Although they face felony charges with possible sentences totaling 50 years in prison, Whitby and her mother — also named Rebecca Whitby — courageously refused all plea deals offered to them, including misdemeanors and probation-only. The felony charges were concocted after the family filed a report with the Police Department’s Office of Professional Standards and the Civil Rights Division of the FBI.

Marva Patterson, Whitby’s aunt, explained: “Refusing to plea bargain is incredibly important. When you plead guilty, you lose your constitutional rights, such as the right to redress and the right to cross-examine the police officers who brought the charges.”

“I think the judge did not want to have to choose between the police allegations and us with all the evidence we have,” stated Timothy Walker, Whitby’s father. “It would be ugly. He washed his hands of it.”

Widespread community support and the presence of television cameras in the courtroom may have been other motivations for declaring the mistrial. Marches had been held repeatedly, along with rallies at the 5th District police station, Cleveland City Hall and the co-called Justice Center where the trial was about to begin. The streets echoed with cries of “Charge the cops!” and honks of support from passing motorists.

There may be a connection between several of the prosecution witnesses — police officers who were on or near the family’s porch during the April 2009 night of horror — and officers who were videotaped this May 13 roughing up two teenaged women outside Collinwood High School. The students were participating in a protest against teacher and staff layoffs and school closings. They are being represented by an attorney from the American Civil Liberties Union and have nationwide and international support. Whitby’s father viewed the videotape and says he recognized some of the same police as being there during the beating of his daughter.

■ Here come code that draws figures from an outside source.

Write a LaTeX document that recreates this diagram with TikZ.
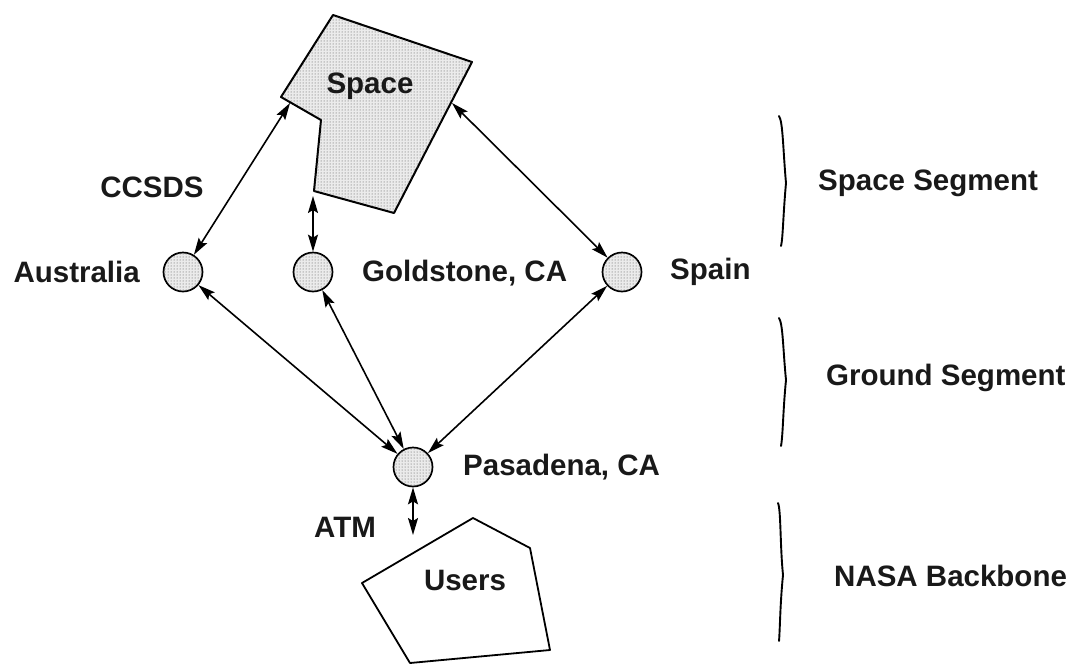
\documentclass[tikz,border=0pt]{standalone}
\usepackage{fontspec}
\setmainfont{Liberation Sans}
\usetikzlibrary{patterns,arrows.meta}
\begin{document}
\begin{tikzpicture}[x=1pt,y=-1pt,
  stipple/.style={fill=black!8, postaction={pattern=dots, pattern color=black!70}},
  station/.style={circle, draw, line width=1.7pt, minimum size=39pt, inner sep=0pt, stipple},
  link/.style={{Stealth[length=17pt,width=10pt,inset=3pt]}-{Stealth[length=17pt,width=10pt,inset=3pt]}, line width=1.6pt},
  lbl/.style={font=\fontsize{29.5}{34}\selectfont\bfseries, text=black!90, inner sep=0pt},
  brace/.style={line width=1.9pt, line cap=round}]
\useasboundingbox (0,0) rectangle (1076,665);

% spacecraft region
\draw[stipple, line width=2pt, line join=round]
  (333,15) -- (472,62) -- (394,213) -- (314,191) -- (321,120) -- (281,97) -- cycle;
\node[lbl] (space) at (370,86) {Space};
\coordinate (spA) at (290,103);
\coordinate (spG) at (313,196);
\coordinate (spS) at (452,103);

% ground stations
\node[station] (aus) at (183,272) {};
\node[station] (gold) at (313,272) {};
\node[station] (spain) at (622,272) {};
\node[station] (pas) at (413,467) {};

\node[lbl, anchor=east] (ausl) at (140,272) {Australia};
\node[lbl, anchor=west] (goldl) at (362,273) {Goldstone, CA};
\node[lbl, anchor=west] (spainl) at (670,272) {Spain};
\node[lbl, anchor=west] (pasl) at (463,467) {Pasadena, CA};
\node[lbl] (ccsds) at (152,187) {CCSDS};
\node[lbl] (atm) at (345,527) {ATM};

% users region
\draw[line width=1.8pt, line join=round]
  (473,518) -- (530,548) -- (550,650) -- (410,663) -- (362,583) -- cycle;
\node[lbl] (users) at (465,580) {Users};
\coordinate (usP) at (413,535);

% links
\draw[link] (aus) -- (spA);
\draw[link] (gold) -- (spG);
\draw[link] (spain) -- (spS);
\draw[link] (aus) -- (pas);
\draw[link] (gold) -- (pas);
\draw[link] (spain) -- (pas);
\draw[link] (pas) -- (usP);

% segment brackets
\draw[brace] (779,116) .. controls (783,122) and (783,150) .. (786,183)
  .. controls (783,216) and (783,238) .. (781,246);
\draw[brace] (779,318) .. controls (783,324) and (783,350) .. (786,380)
  .. controls (783,410) and (783,435) .. (781,446);
\draw[brace] (778,503) .. controls (781,510) and (780,545) .. (783,575)
  .. controls (780,605) and (780,630) .. (779,641);

\node[lbl, anchor=west] (ss) at (818,183) {Space Segment};
\node[lbl, anchor=west] (gs) at (826,378) {Ground Segment};
\node[lbl, anchor=west] (nb) at (834,576) {NASA Backbone};
\end{tikzpicture}
\end{document}
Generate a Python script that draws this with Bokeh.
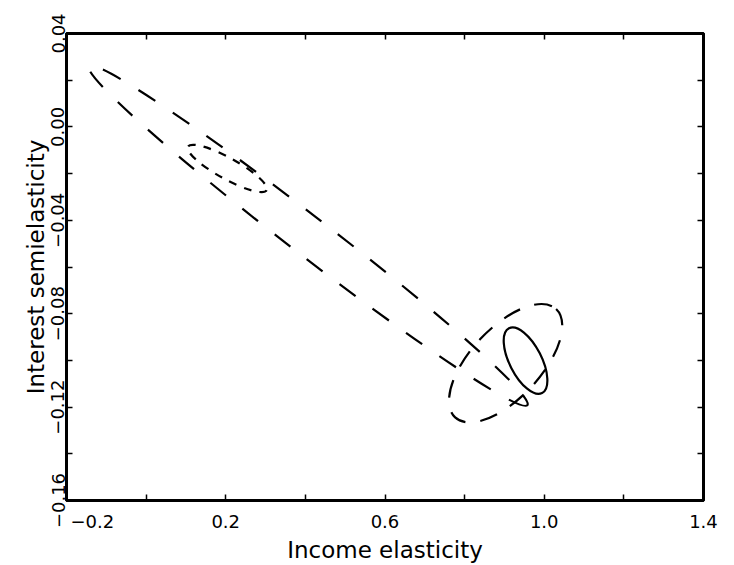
from bokeh.plotting import figure
from bokeh.models import FixedTicker, LinearAxis, Range1d
from bokeh.embed import file_html
from bokeh.resources import INLINE

# ---- data ----
x_ticks = [-0.2, 0.2, 0.6, 1.0, 1.4]
x_minor = [0.0, 0.4, 0.8, 1.2]
x_labels = ["\u00a0" * 9 + "\u22120.2", "0.2", "0.6", "1.0", "1.4"]
y_ticks = [-0.16, -0.12, -0.08, -0.04, 0.0, 0.04]
y_minor = [-0.14, -0.10, -0.06, -0.02, 0.02]
y_labels = ["\u22120.16", "\u22120.12", "\u22120.08", "\u22120.04", "0.00", "0.04"]

# confidence ellipses: centre, extent (x units along major, y units along minor), tilt
ell_x = [0.407, 0.204, 0.903, 0.953]
ell_y = [-0.0466, -0.0178, -0.1012, -0.1001]
ell_w = [1.392, 0.226, 0.372, 0.183]
ell_h = [0.0167, 0.0090, 0.0300, 0.0137]
ell_angle = [-37.7, -29.0, 47.0, -63.0]
ell_dash = ["20 21", "8 8", "18 15", "solid"]

FONT = "DejaVu Sans"

p = figure(width=734, height=565,
           x_range=Range1d(-0.2, 1.4), y_range=Range1d(-0.16, 0.04),
           output_backend="svg", toolbar_location=None,
           min_border_left=66, min_border_right=31,
           min_border_top=33, min_border_bottom=64)
p.xgrid.visible = False
p.ygrid.visible = False
p.outline_line_color = "black"
p.outline_line_width = 3

for i in range(len(ell_x)):
    p.ellipse(x=[ell_x[i]], y=[ell_y[i]], width=[ell_w[i]], height=[ell_h[i]],
              angle=[ell_angle[i]], angle_units="deg",
              fill_color=None, line_color="black", line_width=2.2,
              line_dash=ell_dash[i])

xt = FixedTicker(ticks=x_ticks, minor_ticks=x_minor)
yt = FixedTicker(ticks=y_ticks, minor_ticks=y_minor)

def style(ax):
    ax.axis_line_color = "black"
    ax.axis_line_width = 3
    ax.major_tick_in = 6
    ax.major_tick_out = 0
    ax.minor_tick_in = 6
    ax.minor_tick_out = 0
    ax.major_tick_line_width = 1.5
    ax.minor_tick_line_width = 1.5
    ax.major_label_text_font = FONT
    ax.major_label_text_font_size = "18px"
    ax.major_label_text_color = "black"
    ax.axis_label_text_font = FONT
    ax.axis_label_text_font_size = "23px"
    ax.axis_label_text_font_style = "normal"
    ax.axis_label_text_color = "black"

xa = p.xaxis[0]
xa.ticker = xt
style(xa)
xa.major_label_overrides = {t: l for t, l in zip(x_ticks, x_labels)}
xa.axis_label = "Income elasticity"
xa.major_label_standoff = 10
xa.axis_label_standoff = 2

ya = p.yaxis[0]
ya.ticker = yt
style(ya)
ya.major_label_overrides = {t: l for t, l in zip(y_ticks, y_labels)}
ya.major_label_orientation = "vertical"
ya.axis_label = "Interest semielasticity"
ya.major_label_standoff = 2
ya.axis_label_standoff = 0

top = LinearAxis(ticker=FixedTicker(ticks=x_ticks, minor_ticks=x_minor))
style(top)
top.major_label_overrides = {t: "" for t in x_ticks}
p.add_layout(top, "above")

right = LinearAxis(ticker=FixedTicker(ticks=y_ticks, minor_ticks=y_minor))
style(right)
right.major_label_overrides = {t: "" for t in y_ticks}
p.add_layout(right, "right")

open("out.html", "w").write(file_html(p, INLINE))
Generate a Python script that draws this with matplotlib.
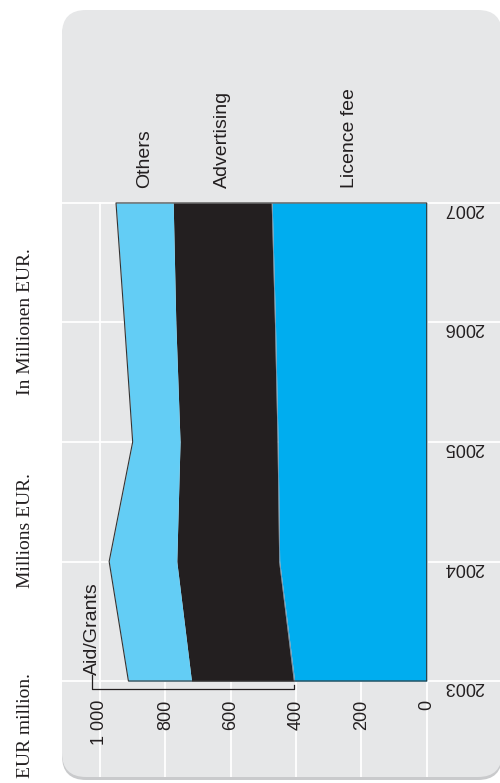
import numpy as np
import matplotlib
matplotlib.use('Agg')
import matplotlib.pyplot as plt
from matplotlib.patches import FancyBboxPatch
from matplotlib.transforms import Affine2D, offset_copy

# Ingresos por fuente (millones EUR)
years = [2003, 2004, 2005, 2006, 2007]
licence_fee = [404, 450, 455, 463, 473]
aid_grants = [4, 3, 3, 3, 3]
advertising = [312, 312, 297, 302, 300]
others = [193, 207, 145, 157, 175]

value_ticks = [0, 200, 400, 600, 800, 1000]
value_labels = ['0', '200', '400', '600', '800', '1 000']
series_names = ['Licence fee', 'Advertising', 'Others']
titles = ['EUR million.', 'Millions EUR.', 'In Millionen EUR.']

c_panel = '#e6e7e8'
c_licence = '#00adef'
c_aid = '#6a95b0'
c_adv = '#231f20'
c_others = '#63cdf5'
c_edge = '#333333'

fig = plt.figure(figsize=(5, 7.83), dpi=100)
fig.patch.set_facecolor('white')

# panel gris redondeado (en pixeles)
px = Affine2D().scale(1 / 100.) + fig.dpi_scale_trans
sombra = FancyBboxPatch((62, 3), 440, 767, boxstyle='round,pad=0,rounding_size=24',
                        transform=px, facecolor='#c9cacc', edgecolor='none', zorder=0)
panel = FancyBboxPatch((62, 6), 440, 767, boxstyle='round,pad=0,rounding_size=24',
                       transform=px, facecolor=c_panel, edgecolor='none', zorder=0)
fig.add_artist(sombra)
fig.add_artist(panel)

ax = fig.add_axes([62 / 500., 6 / 783., 440 / 500., 575 / 783.])
ax.set_facecolor('none')
ax.set_xlim(1116.3, -230.5)
ax.set_ylim(2002.197, 2007.008)
for s in ax.spines.values():
    s.set_visible(False)
ax.set_xticks(value_ticks)
ax.set_yticks(years)
ax.tick_params(length=0, labelbottom=False, labelleft=False)
ax.grid(True, color='white', linewidth=1.3)
ax.set_axisbelow(True)

yrs = np.array(years)
lf = np.array(licence_fee)
ag = lf + np.array(aid_grants)
ad = ag + np.array(advertising)
ot = ad + np.array(others)

ax.fill_betweenx(yrs, 0, lf, color=c_licence, linewidth=0, zorder=2)
ax.fill_betweenx(yrs, lf, ag, color=c_aid, linewidth=0, zorder=2)
ax.fill_betweenx(yrs, ag, ad, color=c_adv, linewidth=0, zorder=2)
ax.fill_betweenx(yrs, ad, ot, color=c_others, linewidth=0, zorder=2)
ax.fill_betweenx(yrs, 0, ot, facecolor='none', edgecolor=c_edge, linewidth=0.8, zorder=3)

yp = (ax.get_ylim()[1] - ax.get_ylim()[0]) / ax.bbox.height

# etiquetas del eje de valores
tr_val = offset_copy(ax.transData, fig=fig, x=0, y=-19, units='dots')
for v, lab in zip(value_ticks, value_labels):
    ax.text(v, years[0], lab, transform=tr_val, rotation=90, ha='center', va='top',
            fontsize=13, family='Liberation Sans', color='#231f20')

# etiquetas de años (giradas)
tr_year = offset_copy(ax.transData, fig=fig, x=37, y=-1, units='dots')
for y in years:
    ax.text(0, y, str(y), transform=tr_year, rotation=180, rotation_mode='anchor',
            ha='center', va='baseline', fontsize=13, family='Liberation Sans',
            color='#231f20')

# nombres de las series sobre el ultimo año
mids = [(0 + lf[-1]) / 2., (ag[-1] + ad[-1]) / 2., (ad[-1] + ot[-1]) / 2.]
tr_name = offset_copy(ax.transData, fig=fig, x=0, y=15, units='dots')
for m, name in zip(mids, series_names):
    ax.text(m, years[-1], name, transform=tr_name, rotation=90, rotation_mode='anchor',
            ha='left', va='center', fontsize=14, family='Liberation Sans',
            color='#231f20')

# Aid/Grants con su corchete
x_aid = 1024.5
x_tip = lf[0] + aid_grants[0] / 2.
ax.plot([x_aid, x_aid, x_tip, x_tip],
        [years[0] + 6 * yp, years[0] - 8 * yp, years[0] - 8 * yp, years[0] - 4 * yp],
        color=c_adv, linewidth=0.9, clip_on=False, zorder=4)
ax.text(x_aid, years[0] + 6 * yp, 'Aid/Grants', rotation=90, rotation_mode='anchor',
        ha='left', va='center', fontsize=14, family='Liberation Sans', color='#231f20')

# titulos en tres idiomas
for t, y0 in zip(titles, [778, 588, 395]):
    fig.text(25 / 500., 1 - y0 / 783., t, rotation=90, rotation_mode='anchor',
             ha='left', va='center', fontsize=14, family='Liberation Serif',
             color='#231f20')

plt.savefig('out.png', dpi=100)
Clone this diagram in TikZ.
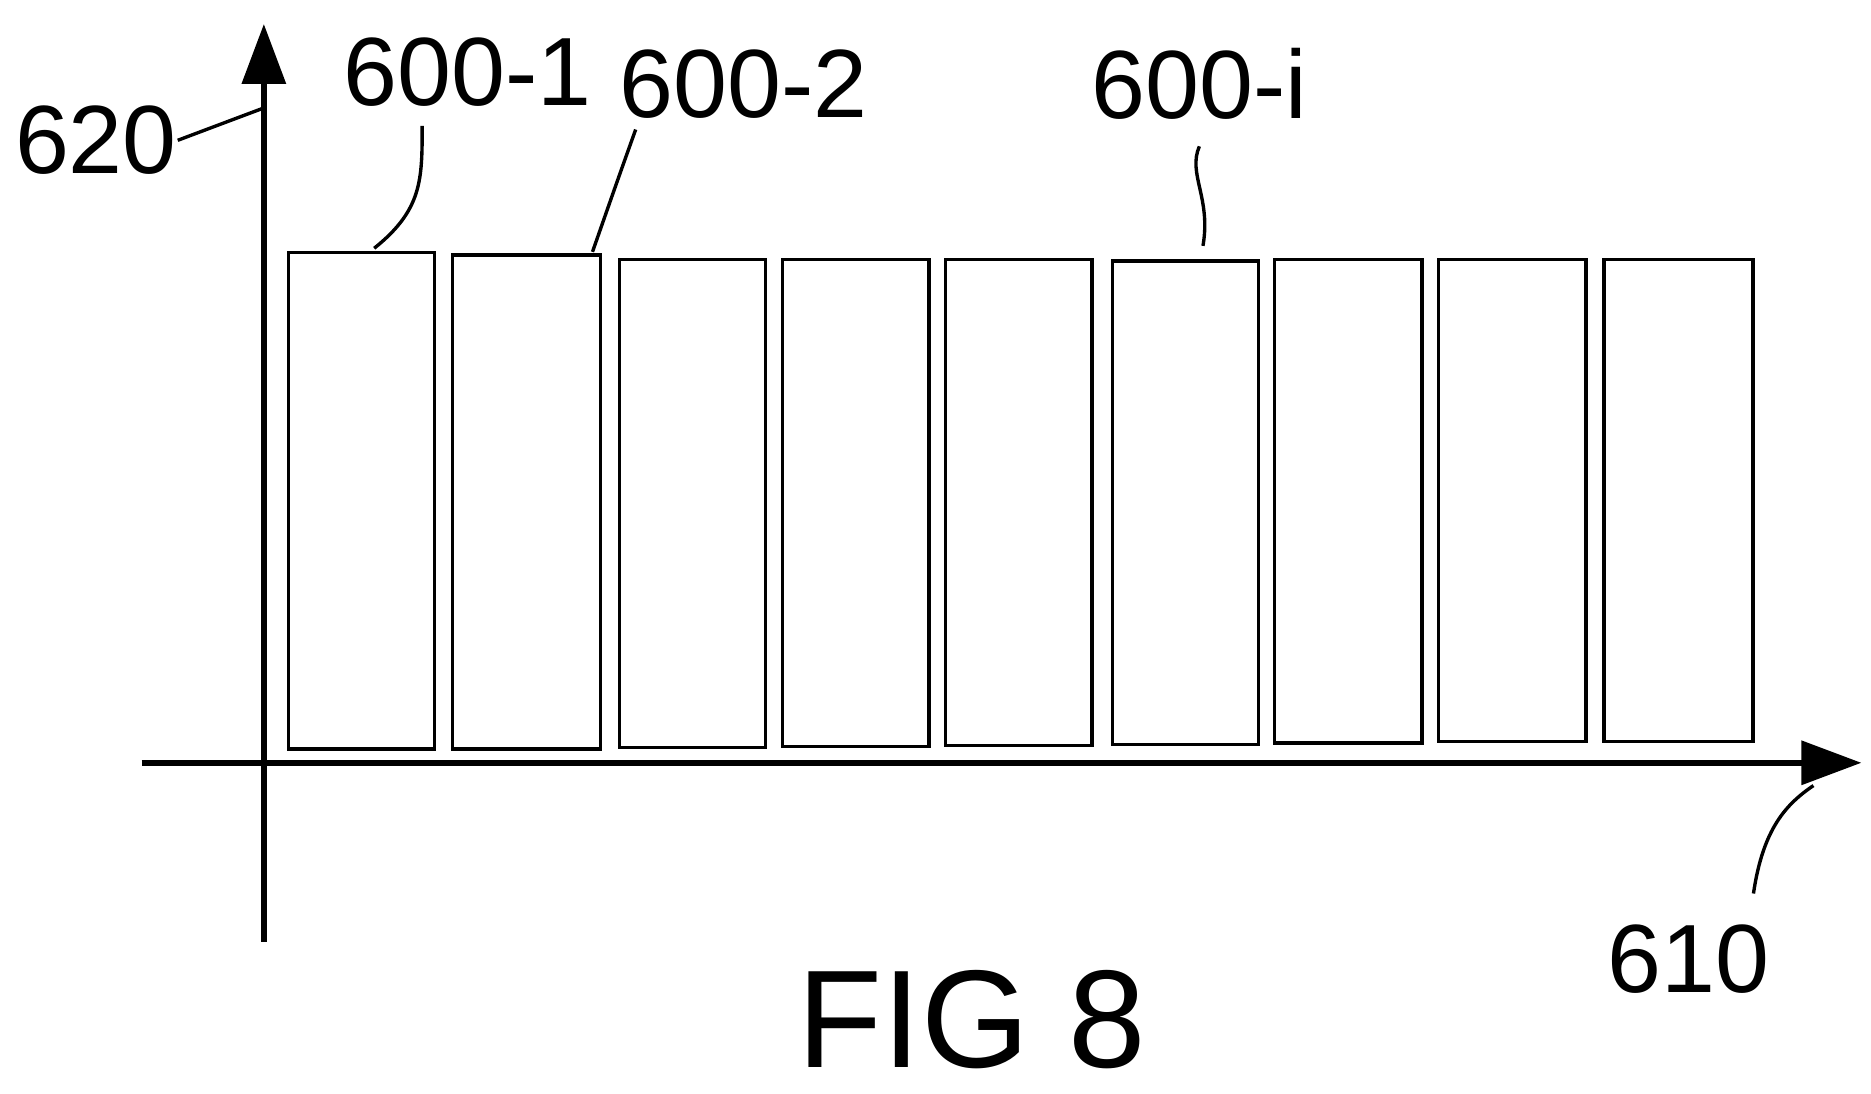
\documentclass[tikz,border=0pt]{standalone}
\usepackage{fontspec}
\setmainfont{Liberation Sans}
\usetikzlibrary{arrows.meta}
\begin{document}
\begin{tikzpicture}[x=0.01cm,y=-0.01cm,
  axis/.style={line width=1.4pt,-{Triangle[length=0.5cm,width=0.36cm]}},
  bar/.style={draw,line width=0.8pt},
  lead/.style={line width=0.8pt},
  lab/.style={font=\fontsize{23}{27}\selectfont,inner sep=0pt}]
\useasboundingbox (0,0) rectangle (1560,912);
\coordinate (yb) at (220,785); \coordinate (yt) at (220,20);
\coordinate (xl) at (118,636); \coordinate (xr) at (1552,636);
\draw[axis] (yb) -- (yt);
\draw[axis] (xl) -- (xr);
\foreach \n/\a/\b/\t/\u in {1/239/364/209/626,2/376/502/211/626,3/515/640/215/625,4/651/776/215/624,5/787/912/215/623,6/926/1051/216/622,7/1061/1187/215/621,8/1198/1324/215/620,9/1336/1463/215/620}
  \node[bar,inner sep=0pt,minimum width={(\b-\a-3)*0.01cm},minimum height={(\u-\t-3)*0.01cm}] (b\n) at ({(\a+\b)/2},{(\t+\u)/2}) {};
\node[lab] (l620) at (80,117) {620};
\node[lab] (l1) at (390,60) {600-1};
\node[lab] (l2) at (620,70) {600-2};
\node[lab] (li) at (1000,70) {600-i};
\node[lab] (l610) at (1408,800) {610};
\node[inner sep=0pt,font=\fontsize{33}{40}\selectfont] (fig) at (810,850) {FIG 8};
\draw[lead] (l620.east) .. controls (180,105) .. (220,90);
\draw[lead] (352,105) .. controls (352,150) and (352,175) .. (312,207);
\draw[lead] (530,108) .. controls (515,150) .. (494,210);
\draw[lead] (1000,122) .. controls (990,145) and (1010,165) .. (1003,205);
\draw[lead] (1462,745) .. controls (1470,690) and (1490,670) .. (1512,655);
\end{tikzpicture}
\end{document}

Although more than a year has passed and family members say that investigators at both the CPD and FBI informally told them that the cops who beat Rebecca Whitby committed wrongs, no reports have been produced.

The family believes that the prosecution is currently attempting to tie the night when Whitby was beaten to an accident four years earlier in which she fell from a second-story window. In trying to make the fall look like a suicide attempt, they could claim that Whitby has schizophrenia.

Such a diagnosis would bolster the officers’ assertion to hospital staff in April 2009 that her injuries were self-inflicted, rather than due to their use of excessive force. It might also provide cover for the administration of the powerful psychotropic drug Geodon to Whitby at the hospital against her will, without diagnosis or prescription, apparently to keep her from telling her story.

The prosecution will have to reconcile their schizophrenia theory with the fact that Whitby, now 24 years old, graduated in 2004 from high school with honors in chemistry and, the month following her beating, took college-level exams and passed them.

“To accuse Black women of mental illness is a common tactic. They are weaving this tapestry,” says Patterson. “We have to find the one thread to pull it apart.”